Schmidt has made 11 changes from the Russia game, as he did for the Russia match after losing to Japan.

The four players who remain are back-rower Tadhg Beirne, flyhalf Jonny Sexton, center Bundee Aki and winger Keith Earls.

Beirne, who moves from lock to flanker, has been impressive.

“He’s been really solid, he’s been versatile for us,” Schmidt said. “His ability to put pressure on the ball on the ground, his lineout work has been good. He gives us a little bit more height in the lineout.”

Earls switches wings from left to right, and Best captains Ireland at hooker for the 37th time — overtaking hooker Keith Wood in second place behind Brian O’Driscoll’s national record of 83.

Jackson’s Samoa side dealt confidently with Russia, winning 34-9 in a bruising encounter, then lost to Scotland 34-0.
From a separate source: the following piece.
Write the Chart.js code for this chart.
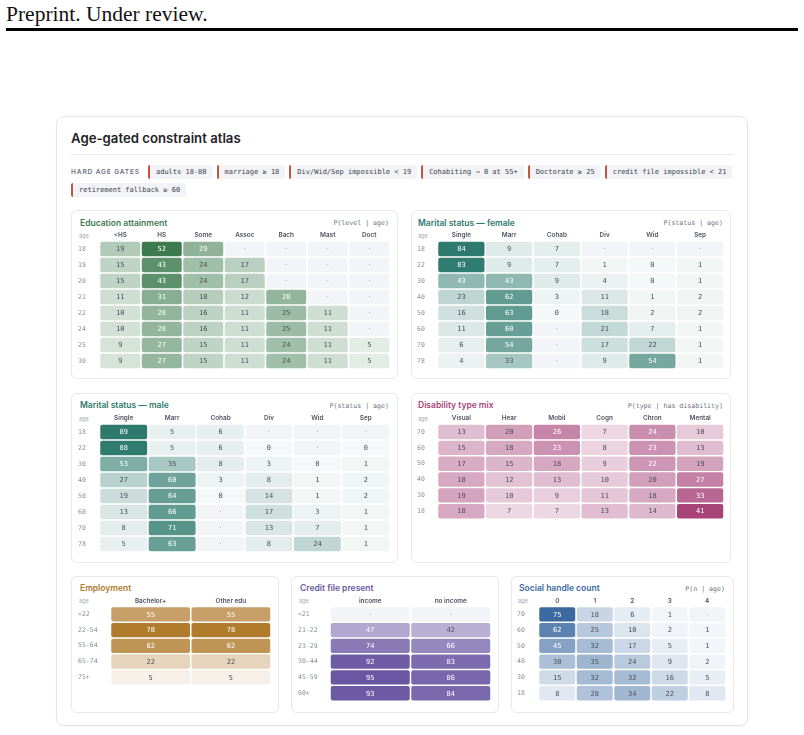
<!DOCTYPE html>
<html><head><meta charset="utf-8">
<script src="https://cdn.jsdelivr.net/npm/chart.js@4.4.1/dist/chart.umd.min.js"></script>
<style>
body{margin:0;width:804px;height:735px;background:#fff;position:relative;overflow:hidden;font-family:Inter,"Noto Sans",sans-serif;}
#hdr{position:absolute;left:6px;top:2px;font-family:"Liberation Serif","DejaVu Serif",serif;font-size:21.5px;color:#111;line-height:24px;white-space:nowrap;}
#rule{position:absolute;left:6px;top:28px;width:792px;height:3px;background:#000;}
#card{position:absolute;left:56px;top:116px;width:692px;height:610px;border:1px solid #e3e5ea;border-radius:8px;box-sizing:border-box;box-shadow:0 1px 2px rgba(0,0,0,0.04);}
#title{position:absolute;left:71px;top:130px;font-size:13.2px;font-weight:600;color:#1f2328;line-height:16px;white-space:nowrap;}
#divider{position:absolute;left:71px;top:154px;width:662px;height:1px;background:#e8e9ee;}
#chips{position:absolute;left:71px;top:165px;width:664px;display:flex;flex-wrap:wrap;gap:4px 4px;align-items:center;}
.lab{font-size:6.5px;font-weight:600;letter-spacing:0.9px;color:#6b7280;margin-right:4px;height:14px;line-height:14px;white-space:nowrap;}
.chip{font-family:"DejaVu Sans Mono",monospace;font-size:7px;color:#3b404b;background:#f2f3f7;border-left:2px solid #c4553f;padding:0 6px;height:14px;line-height:14px;border-radius:2px;white-space:nowrap;}
.panel{position:absolute;border:1px solid #e6e8ec;border-radius:6px;box-sizing:border-box;}
.ptitle{position:absolute;font-size:8.5px;font-weight:600;white-space:nowrap;line-height:10px;}
.pnote{position:absolute;font-family:"DejaVu Sans Mono",monospace;font-size:6.6px;color:#6f747e;white-space:nowrap;line-height:8px;text-align:right;}
.agehd{position:absolute;font-size:5.5px;color:#a3a8b2;line-height:7px;}
canvas{position:absolute;}
</style></head><body>
<div id="hdr">Preprint. Under review.</div>
<div id="rule"></div>
<div id="card"></div>
<div id="title">Age-gated constraint atlas</div>
<div id="divider"></div>
<div id="chips"></div>
<script>
// ---------- DATA ----------
const gateLabel = 'HARD AGE GATES';
const gates = ['adults 18-80','marriage ≥ 18','Div/Wid/Sep impossible < 19','Cohabiting → 0 at 55+','Doctorate ≥ 25','credit file impossible < 21','retirement fallback ≥ 60'];

const eduAges = ['18','19','20','21','22','24','25','30'];
const eduCols = ['<HS','HS','Some','Assoc','Bach','Mast','Doct'];
const eduVals = [
  [19,52,29,null,null,null,null],
  [15,43,24,17,null,null,null],
  [15,43,24,17,null,null,null],
  [11,31,18,12,28,null,null],
  [10,28,16,11,25,11,null],
  [10,28,16,11,25,11,null],
  [9,27,15,11,24,11,5],
  [9,27,15,11,24,11,5]
];

const maritalCols = ['Single','Marr','Cohab','Div','Wid','Sep'];
const femAges = ['18','22','30','40','50','60','70','78'];
const femVals = [
  [84,9,7,null,null,null],
  [83,9,7,1,0,1],
  [43,43,9,4,0,1],
  [23,62,3,11,1,2],
  [16,63,0,18,2,2],
  [11,60,null,21,7,1],
  [6,54,null,17,22,1],
  [4,33,null,9,54,1]
];
const maleAges = ['18','22','30','40','50','60','70','78'];
const maleVals = [
  [89,5,6,null,null,null],
  [88,5,6,0,null,0],
  [53,35,8,3,0,1],
  [27,60,3,8,1,2],
  [19,64,0,14,1,2],
  [13,66,null,17,3,1],
  [8,71,null,13,7,1],
  [5,63,null,8,24,1]
];

const disAges = ['70','60','50','40','30','18'];
const disCols = ['Visual','Hear','Mobil','Cogn','Chron','Mental'];
const disVals = [
  [13,20,26,7,24,10],
  [15,18,23,8,23,13],
  [17,15,18,9,22,19],
  [18,12,13,10,20,27],
  [19,10,9,11,18,33],
  [18,7,7,13,14,41]
];

const empAges = ['<22','22-54','55-64','65-74','75+'];
const empCols = ['Bachelor+','Other edu'];
const empVals = [[55,55],[78,78],[62,62],[22,22],[5,5]];

const creditAges = ['<21','21-22','23-29','30-44','45-59','60+'];
const creditCols = ['income','no income'];
const creditVals = [[null,null],[47,42],[74,66],[92,83],[95,86],[93,84]];

const socialAges = ['70','60','50','40','30','18'];
const socialCols = ['0','1','2','3','4'];
const socialVals = [
  [75,18,6,1,null],
  [62,25,10,2,1],
  [45,32,17,5,1],
  [30,35,24,9,2],
  [15,32,32,16,5],
  [8,28,34,22,8]
];

// ---------- CHIPS ----------
const chips = document.getElementById('chips');
const lab = document.createElement('div'); lab.className='lab'; lab.textContent=gateLabel; chips.appendChild(lab);
gates.forEach(g=>{const d=document.createElement('div');d.className='chip';d.textContent=g;chips.appendChild(d);});

// ---------- PANELS (layout) ----------
const panels = [
  {title:'Education attainment', note:'P(level | age)', rgb:[61,123,79], ages:eduAges, cols:eduCols, vals:eduVals,
   box:[71,210,327,169], tx:80, ty:223.3, nr:389, ax:79, hy:236, cl:99.5, cr:389.5, rt:241.1, rh:16.43},
  {title:'Marital status — female', note:'P(status | age)', rgb:[46,122,110], ages:femAges, cols:maritalCols, vals:femVals,
   box:[411,210,320,169], tx:418, ty:223.3, nr:723, ax:418, hy:236, cl:437.5, cr:723.5, rt:241.1, rh:16.43},
  {title:'Marital status — male', note:'P(status | age)', rgb:[46,122,110], ages:maleAges, cols:maritalCols, vals:maleVals,
   box:[71,393,327,170], tx:80, ty:405.7, nr:389, ax:79, hy:419, cl:99.5, cr:389.5, rt:424.1, rh:16.43},
  {title:'Disability type mix', note:'P(type | has disability)', rgb:[168,68,122], ages:disAges, cols:disCols, vals:disVals,
   box:[411,393,320,170], tx:418, ty:405.7, nr:723, ax:418, hy:419, cl:437.5, cr:723.5, rt:424.1, rh:16.43},
  {title:'Employment', note:'', rgb:[176,123,45], ages:empAges, cols:empCols, vals:empVals,
   box:[71,576,208,137], tx:80, ty:588.7, nr:271, ax:79, hy:601.7, cl:110.5, cr:271, rt:606.45, rh:16.5},
  {title:'Credit file present', note:'', rgb:[106,87,163], ages:creditAges, cols:creditCols, vals:creditVals,
   box:[291,576,208,137], tx:300, ty:588.7, nr:490, ax:299, hy:601.7, cl:330, cr:490.5, rt:606.45, rh:16.47},
  {title:'Social handle count', note:'P(n | age)', rgb:[59,105,160], ages:socialAges, cols:socialCols, vals:socialVals,
   box:[511,576,223,137], tx:519, ty:588.7, nr:725, ax:518, hy:601.7, cl:538.5, cr:725.5, rt:606.45, rh:16.47}
];

function cellColor(rgb, v, max){
  if(v==null) return '#f3f4f8';
  const a = 0.05 + 0.95*(v/max);
  const c = rgb.map(x=>Math.round(255-(255-x)*a));
  return `rgb(${c[0]},${c[1]},${c[2]})`;
}

const cellText = {
  id:'cellText',
  afterDatasetsDraw(chart){
    const o = chart.options.plugins.cellText;
    const ctx = chart.ctx;
    ctx.save();
    ctx.textAlign='center'; ctx.textBaseline='middle';
    chart.data.datasets.forEach((ds,di)=>{
      const meta = chart.getDatasetMeta(di);
      meta.data.forEach((bar,ci)=>{
        const v = ds.values[ci];
        const t = v==null?0:v/o.max;
        ctx.font = '7px "DejaVu Sans Mono", monospace';
        ctx.fillStyle = v==null ? '#9ba1ac' : (t>=0.49 ? '#ffffff' : '#4b505b');
        ctx.fillText(v==null?'·':String(v), bar.x, (bar.y+bar.base)/2+0.5);
      });
    });
    ctx.restore();
  }
};

function add(cls, txt, css){
  const d=document.createElement('div'); d.className=cls; d.textContent=txt;
  Object.assign(d.style, css); document.body.appendChild(d); return d;
}

panels.forEach(p=>{
  add('panel','',{left:p.box[0]+'px',top:p.box[1]+'px',width:p.box[2]+'px',height:p.box[3]+'px'});
  add('ptitle',p.title,{left:p.tx+'px',top:(p.ty-5.5)+'px',color:`rgb(${p.rgb.join(',')})`});
  if(p.note) add('pnote',p.note,{right:(804-p.nr)+'px',top:(p.ty-4)+'px'});
  add('agehd','age',{left:p.ax+'px',top:(p.hy-3.5)+'px'});

  const n = p.ages.length, m = p.cols.length;
  const left = Math.floor(p.ax)-1, top = Math.round(p.hy-7);
  const width = Math.round(p.cr - left);
  const height = Math.round(p.rt + n*p.rh - top);
  const yW = p.cl - left, xH = p.rt - top;
  const cv = document.createElement('canvas');
  cv.width=width; cv.height=height;
  cv.style.left=left+'px'; cv.style.top=top+'px';
  cv.style.width=width+'px'; cv.style.height=height+'px';
  document.body.appendChild(cv);

  const max = Math.max(...p.vals.flat().filter(v=>v!=null));
  const colW = (p.cr-p.cl)/m;
  const hh = 0.5 - 0.75/p.rh;
  const datasets = p.vals.map((row,ri)=>({
    label:p.ages[ri],
    data: row.map(()=>[ri-hh, ri+hh]),
    values: row,
    backgroundColor: row.map(v=>cellColor(p.rgb,v,max)),
    borderWidth:0,
    borderRadius:2,
    borderSkipped:false,
    grouped:false,
    categoryPercentage:1,
    barPercentage:1-1.5/colW
  }));

  new Chart(cv,{
    type:'bar',
    data:{labels:p.cols, datasets},
    options:{
      responsive:false, animation:false, devicePixelRatio:1, events:[],
      layout:{padding:0},
      plugins:{legend:{display:false}, tooltip:{enabled:false}, cellText:{max}},
      scales:{
        x:{type:'category', position:'top', offset:true,
           grid:{display:false, drawTicks:false}, border:{display:false},
           ticks:{autoSkip:false, maxRotation:0, padding:2, color:'#4f5461',
                  font:{family:'Inter, "Noto Sans", sans-serif', size:6.4, weight:'600'}},
           afterFit(s){ s.height = xH; }},
        y:{type:'linear', reverse:true, min:-0.5, max:n-0.5,
           grid:{display:false, drawTicks:false}, border:{display:false},
           afterBuildTicks(s){ s.ticks = p.ages.map((_,i)=>({value:i})); },
           ticks:{autoSkip:false, crossAlign:'far', padding:0, color:'#8b909a',
                  font:{family:'"DejaVu Sans Mono", monospace', size:6.5},
                  callback:(v)=>p.ages[v]},
           afterFit(s){ s.width = yW; }}
      }
    },
    plugins:[cellText]
  });
});
</script>
</body></html>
“We’re going to go all guns blazing this weekend against Ireland,” back-rower Josh Tyrell said. “The Japanese did something amazing (against Ireland) and we’re hoping to follow their footsteps. Ireland is a well-organized machine that keeps going and going and never stops. So we are hoping to get in there and tweak up the machine and smash it.”



Ireland: Jordan Larmour, Keith Earls, Robbie Henshaw, Bundee Aki, Jacob Stockdale, Johnny Sexton, Conor Murray; CJ Stander, Josh Van der Flier, Tadhg Beirne, James Ryan, Iain Henderson, Tadhg Furlong, Rory Best (captain), Cian Healy. Reserves: Niall Scannell, Dave Kilcoyne, Andrew Porter, Jean Kleyn, Peter O’Mahony, Luke McGrath, Joey Carbery, Andrew Conway.

Samoa: Tim Nanai-Williams, Ah See Tuala, Alapati Leiua, Henry Taefu, Ed Fidow, Ulupano Seuteni, Dwayne Polataivao; Jack Lam (captain), TJ Ioane, Chris Vui, Kane Le’aupepe, Teofilo Paulo, Michael Alaalatoa, Seilala Lam, Logovii Mulipola. Reserves: Ray Niuia, Paul Alo-Emile, Jordan Lay, Piula Faasalele, Josh Tyrell, Pele Cowley, Tusi Pisi, Kieron Fonotia.